• [DATA RECORDS]:
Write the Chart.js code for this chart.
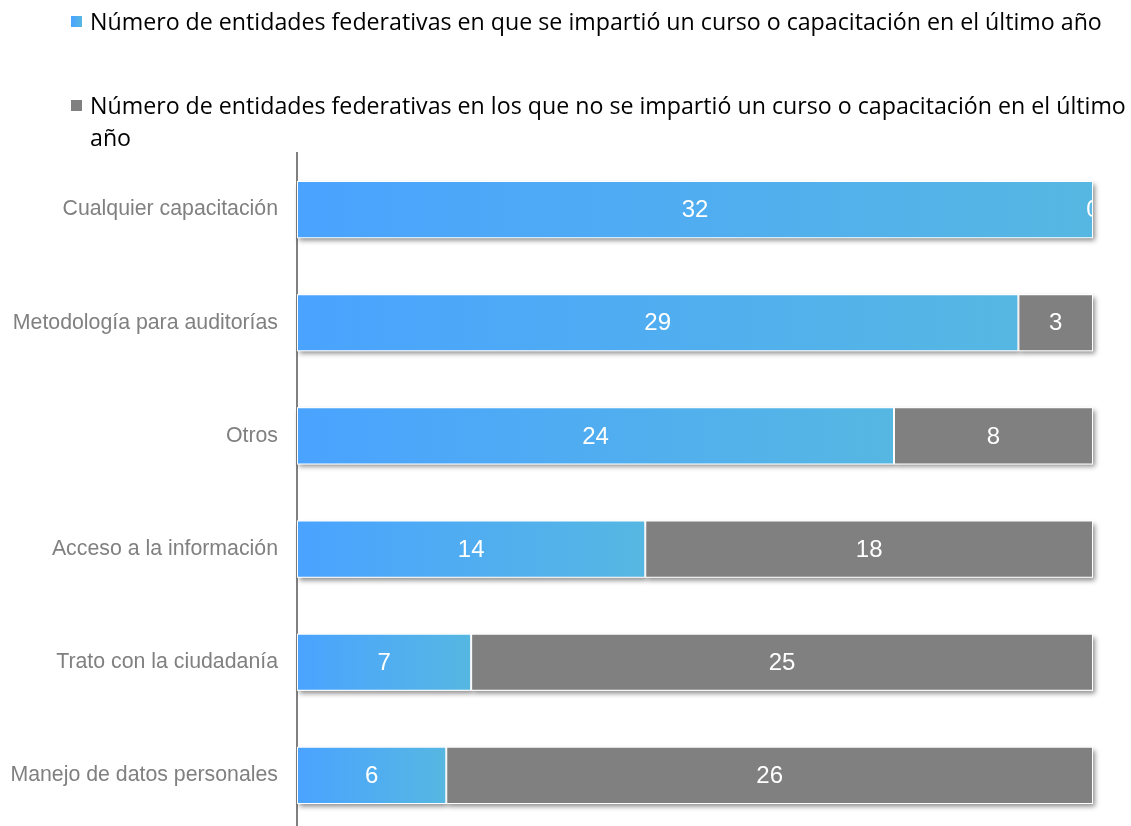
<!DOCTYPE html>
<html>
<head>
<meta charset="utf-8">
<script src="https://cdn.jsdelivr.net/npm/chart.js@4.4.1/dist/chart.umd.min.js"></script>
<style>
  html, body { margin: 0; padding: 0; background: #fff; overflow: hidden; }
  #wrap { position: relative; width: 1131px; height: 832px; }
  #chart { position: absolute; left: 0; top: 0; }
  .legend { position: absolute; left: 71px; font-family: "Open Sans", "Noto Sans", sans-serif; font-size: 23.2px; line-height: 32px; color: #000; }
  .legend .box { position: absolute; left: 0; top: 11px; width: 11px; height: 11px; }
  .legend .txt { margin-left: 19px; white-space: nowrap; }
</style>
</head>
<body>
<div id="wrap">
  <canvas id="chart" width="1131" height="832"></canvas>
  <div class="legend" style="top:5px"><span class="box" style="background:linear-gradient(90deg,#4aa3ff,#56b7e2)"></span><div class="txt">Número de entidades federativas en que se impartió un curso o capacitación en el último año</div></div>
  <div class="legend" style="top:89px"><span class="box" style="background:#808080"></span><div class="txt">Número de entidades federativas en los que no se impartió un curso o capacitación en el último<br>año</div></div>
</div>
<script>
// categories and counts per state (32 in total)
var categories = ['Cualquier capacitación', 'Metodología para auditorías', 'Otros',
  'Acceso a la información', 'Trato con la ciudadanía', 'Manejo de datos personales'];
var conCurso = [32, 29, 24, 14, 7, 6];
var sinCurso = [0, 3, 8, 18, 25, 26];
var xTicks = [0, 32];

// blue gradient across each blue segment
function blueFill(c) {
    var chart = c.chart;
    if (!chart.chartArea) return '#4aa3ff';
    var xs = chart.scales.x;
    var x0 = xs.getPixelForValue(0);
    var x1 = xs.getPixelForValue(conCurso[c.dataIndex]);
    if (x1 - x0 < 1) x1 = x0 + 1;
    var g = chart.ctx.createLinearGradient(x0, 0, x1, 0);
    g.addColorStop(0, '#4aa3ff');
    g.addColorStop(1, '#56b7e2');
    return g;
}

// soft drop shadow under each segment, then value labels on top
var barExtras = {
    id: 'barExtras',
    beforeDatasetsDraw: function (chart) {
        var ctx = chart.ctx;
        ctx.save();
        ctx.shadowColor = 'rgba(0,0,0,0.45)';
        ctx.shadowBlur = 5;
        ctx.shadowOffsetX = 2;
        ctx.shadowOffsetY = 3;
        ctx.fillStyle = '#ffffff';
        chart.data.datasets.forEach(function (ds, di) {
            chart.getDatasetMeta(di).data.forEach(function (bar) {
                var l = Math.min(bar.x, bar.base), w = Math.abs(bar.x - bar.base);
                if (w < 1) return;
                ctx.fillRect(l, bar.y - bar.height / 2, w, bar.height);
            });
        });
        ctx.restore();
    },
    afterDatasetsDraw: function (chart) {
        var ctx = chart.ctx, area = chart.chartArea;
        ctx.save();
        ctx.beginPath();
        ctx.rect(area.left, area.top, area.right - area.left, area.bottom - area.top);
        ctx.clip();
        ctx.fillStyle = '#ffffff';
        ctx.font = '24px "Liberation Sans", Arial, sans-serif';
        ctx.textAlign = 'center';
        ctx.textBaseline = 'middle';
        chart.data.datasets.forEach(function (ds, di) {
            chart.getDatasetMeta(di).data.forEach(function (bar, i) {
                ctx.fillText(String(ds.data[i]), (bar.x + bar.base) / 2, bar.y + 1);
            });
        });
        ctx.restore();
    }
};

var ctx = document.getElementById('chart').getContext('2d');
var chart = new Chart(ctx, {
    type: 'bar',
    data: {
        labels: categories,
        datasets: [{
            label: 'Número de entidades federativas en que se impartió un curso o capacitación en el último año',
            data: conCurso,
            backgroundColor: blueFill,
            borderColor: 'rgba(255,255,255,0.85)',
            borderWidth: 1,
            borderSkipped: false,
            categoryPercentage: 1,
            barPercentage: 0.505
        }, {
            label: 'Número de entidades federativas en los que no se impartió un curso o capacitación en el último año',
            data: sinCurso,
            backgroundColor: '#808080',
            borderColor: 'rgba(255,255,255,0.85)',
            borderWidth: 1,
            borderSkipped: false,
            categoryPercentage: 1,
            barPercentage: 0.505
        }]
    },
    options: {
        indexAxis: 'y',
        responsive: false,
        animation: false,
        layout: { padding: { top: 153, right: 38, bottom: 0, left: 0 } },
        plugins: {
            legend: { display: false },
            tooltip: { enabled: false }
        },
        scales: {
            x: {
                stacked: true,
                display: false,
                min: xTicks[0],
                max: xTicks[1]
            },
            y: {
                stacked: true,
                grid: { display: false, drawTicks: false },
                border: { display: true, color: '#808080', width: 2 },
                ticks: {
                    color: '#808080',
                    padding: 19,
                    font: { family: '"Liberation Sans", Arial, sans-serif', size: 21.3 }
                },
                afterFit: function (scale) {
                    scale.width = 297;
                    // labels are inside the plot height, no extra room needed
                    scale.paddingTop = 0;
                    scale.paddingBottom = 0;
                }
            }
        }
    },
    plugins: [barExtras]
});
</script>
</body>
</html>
==
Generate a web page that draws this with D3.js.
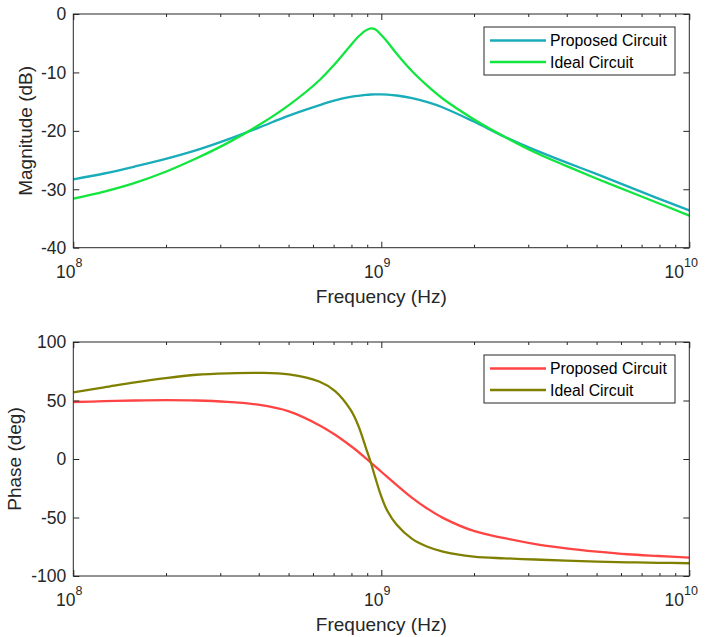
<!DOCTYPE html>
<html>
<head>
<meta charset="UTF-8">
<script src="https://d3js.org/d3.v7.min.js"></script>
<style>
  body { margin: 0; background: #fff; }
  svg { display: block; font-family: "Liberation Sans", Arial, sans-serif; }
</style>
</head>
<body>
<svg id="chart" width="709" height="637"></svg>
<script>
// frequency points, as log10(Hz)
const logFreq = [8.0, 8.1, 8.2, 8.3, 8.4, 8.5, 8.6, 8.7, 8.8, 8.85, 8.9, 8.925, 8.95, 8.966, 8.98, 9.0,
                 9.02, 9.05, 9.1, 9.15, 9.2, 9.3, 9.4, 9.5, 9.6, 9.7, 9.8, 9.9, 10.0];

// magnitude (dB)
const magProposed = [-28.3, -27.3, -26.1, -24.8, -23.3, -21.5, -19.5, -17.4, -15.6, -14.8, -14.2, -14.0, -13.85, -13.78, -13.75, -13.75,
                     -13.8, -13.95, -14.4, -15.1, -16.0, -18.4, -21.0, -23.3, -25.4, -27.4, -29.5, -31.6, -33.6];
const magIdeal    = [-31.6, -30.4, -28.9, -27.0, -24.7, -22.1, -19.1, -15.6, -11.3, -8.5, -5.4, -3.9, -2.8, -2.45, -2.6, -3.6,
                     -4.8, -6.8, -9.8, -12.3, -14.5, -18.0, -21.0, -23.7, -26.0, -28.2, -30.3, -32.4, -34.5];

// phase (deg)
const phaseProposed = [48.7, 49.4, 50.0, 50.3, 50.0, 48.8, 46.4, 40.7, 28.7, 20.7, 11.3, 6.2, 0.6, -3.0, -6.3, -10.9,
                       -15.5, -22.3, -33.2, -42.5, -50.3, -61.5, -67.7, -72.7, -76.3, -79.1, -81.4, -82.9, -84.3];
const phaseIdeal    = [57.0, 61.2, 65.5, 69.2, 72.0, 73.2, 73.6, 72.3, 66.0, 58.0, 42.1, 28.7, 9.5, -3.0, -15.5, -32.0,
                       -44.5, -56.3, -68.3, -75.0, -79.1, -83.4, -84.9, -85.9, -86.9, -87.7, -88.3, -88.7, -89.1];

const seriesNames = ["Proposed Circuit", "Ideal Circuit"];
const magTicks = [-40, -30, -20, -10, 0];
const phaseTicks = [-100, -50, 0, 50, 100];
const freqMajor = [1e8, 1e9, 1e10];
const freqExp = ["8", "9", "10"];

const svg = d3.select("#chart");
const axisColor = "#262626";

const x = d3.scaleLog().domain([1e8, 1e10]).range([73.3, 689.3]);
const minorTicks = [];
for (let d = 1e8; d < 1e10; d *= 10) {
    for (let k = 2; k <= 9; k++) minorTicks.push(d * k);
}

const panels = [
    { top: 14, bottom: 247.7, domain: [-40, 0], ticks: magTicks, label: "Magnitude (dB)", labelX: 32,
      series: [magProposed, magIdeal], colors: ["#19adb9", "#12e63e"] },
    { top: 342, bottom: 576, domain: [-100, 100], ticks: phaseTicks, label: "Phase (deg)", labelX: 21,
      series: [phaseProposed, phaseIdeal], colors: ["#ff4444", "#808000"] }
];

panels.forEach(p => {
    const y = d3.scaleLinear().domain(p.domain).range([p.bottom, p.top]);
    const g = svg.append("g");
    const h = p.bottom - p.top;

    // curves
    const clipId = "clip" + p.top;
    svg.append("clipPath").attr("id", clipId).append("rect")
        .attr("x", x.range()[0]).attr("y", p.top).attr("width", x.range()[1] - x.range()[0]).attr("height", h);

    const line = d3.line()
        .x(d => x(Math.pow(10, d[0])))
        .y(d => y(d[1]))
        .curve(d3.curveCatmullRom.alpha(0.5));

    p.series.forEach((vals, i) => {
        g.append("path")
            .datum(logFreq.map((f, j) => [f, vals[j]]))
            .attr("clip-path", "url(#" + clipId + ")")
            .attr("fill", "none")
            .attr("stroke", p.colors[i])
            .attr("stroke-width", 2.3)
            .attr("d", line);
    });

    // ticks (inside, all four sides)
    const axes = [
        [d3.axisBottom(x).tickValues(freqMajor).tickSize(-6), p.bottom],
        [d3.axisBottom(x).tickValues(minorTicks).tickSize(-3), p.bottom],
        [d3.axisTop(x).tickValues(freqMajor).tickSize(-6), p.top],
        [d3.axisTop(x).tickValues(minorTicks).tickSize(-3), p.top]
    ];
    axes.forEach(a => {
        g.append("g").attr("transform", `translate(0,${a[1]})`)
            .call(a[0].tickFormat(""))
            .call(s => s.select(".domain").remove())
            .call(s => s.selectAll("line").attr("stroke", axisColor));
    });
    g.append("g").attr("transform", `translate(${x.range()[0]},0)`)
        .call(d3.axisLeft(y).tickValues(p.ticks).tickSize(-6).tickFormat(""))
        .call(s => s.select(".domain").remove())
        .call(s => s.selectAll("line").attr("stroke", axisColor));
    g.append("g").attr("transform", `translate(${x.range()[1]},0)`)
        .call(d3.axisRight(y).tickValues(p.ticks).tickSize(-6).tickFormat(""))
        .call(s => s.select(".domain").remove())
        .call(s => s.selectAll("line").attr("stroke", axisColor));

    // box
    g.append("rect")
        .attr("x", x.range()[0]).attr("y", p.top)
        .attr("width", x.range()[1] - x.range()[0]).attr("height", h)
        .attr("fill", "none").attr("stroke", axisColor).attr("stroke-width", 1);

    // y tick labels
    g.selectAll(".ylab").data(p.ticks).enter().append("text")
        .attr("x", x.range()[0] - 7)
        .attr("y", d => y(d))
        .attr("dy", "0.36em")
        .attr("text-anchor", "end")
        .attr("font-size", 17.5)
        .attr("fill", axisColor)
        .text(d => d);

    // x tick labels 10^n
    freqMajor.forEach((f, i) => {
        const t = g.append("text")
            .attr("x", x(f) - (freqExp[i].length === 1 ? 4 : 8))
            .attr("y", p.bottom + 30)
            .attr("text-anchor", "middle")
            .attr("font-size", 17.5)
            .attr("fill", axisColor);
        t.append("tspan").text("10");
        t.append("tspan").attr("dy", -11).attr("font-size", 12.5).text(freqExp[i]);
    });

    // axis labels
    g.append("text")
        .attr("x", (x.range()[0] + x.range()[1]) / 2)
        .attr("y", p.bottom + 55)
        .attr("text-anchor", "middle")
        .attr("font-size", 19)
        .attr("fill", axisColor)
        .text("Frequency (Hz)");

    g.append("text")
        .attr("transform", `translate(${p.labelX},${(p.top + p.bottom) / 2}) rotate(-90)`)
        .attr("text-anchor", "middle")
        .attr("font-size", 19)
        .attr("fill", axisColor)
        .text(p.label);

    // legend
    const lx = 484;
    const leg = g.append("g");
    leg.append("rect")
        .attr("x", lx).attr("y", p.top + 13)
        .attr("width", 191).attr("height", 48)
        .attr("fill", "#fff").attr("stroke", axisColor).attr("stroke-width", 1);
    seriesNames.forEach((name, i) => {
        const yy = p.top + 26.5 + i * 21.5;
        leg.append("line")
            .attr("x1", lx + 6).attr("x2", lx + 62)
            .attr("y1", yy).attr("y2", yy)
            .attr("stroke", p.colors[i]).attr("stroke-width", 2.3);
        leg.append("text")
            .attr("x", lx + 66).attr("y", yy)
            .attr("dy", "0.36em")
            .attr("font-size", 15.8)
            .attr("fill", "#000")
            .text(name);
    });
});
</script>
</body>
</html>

• [BRIEF]: The lines to reproduce run from the one above containing "Generate a web" through the one containing "9.8, 9.9, 10.0];". Copy them exactly and leave out all pictures.

• [OUTPUT FOR THIS TASK]:
Generate a web page that draws this with D3.js.
<!DOCTYPE html>
<html>
<head>
<meta charset="UTF-8">
<script src="https://d3js.org/d3.v7.min.js"></script>
<style>
  body { margin: 0; background: #fff; }
  svg { display: block; font-family: "Liberation Sans", Arial, sans-serif; }
</style>
</head>
<body>
<svg id="chart" width="709" height="637"></svg>
<script>
// frequency points, as log10(Hz)
const logFreq = [8.0, 8.1, 8.2, 8.3, 8.4, 8.5, 8.6, 8.7, 8.8, 8.85, 8.9, 8.925, 8.95, 8.966, 8.98, 9.0,
                 9.02, 9.05, 9.1, 9.15, 9.2, 9.3, 9.4, 9.5, 9.6, 9.7, 9.8, 9.9, 10.0];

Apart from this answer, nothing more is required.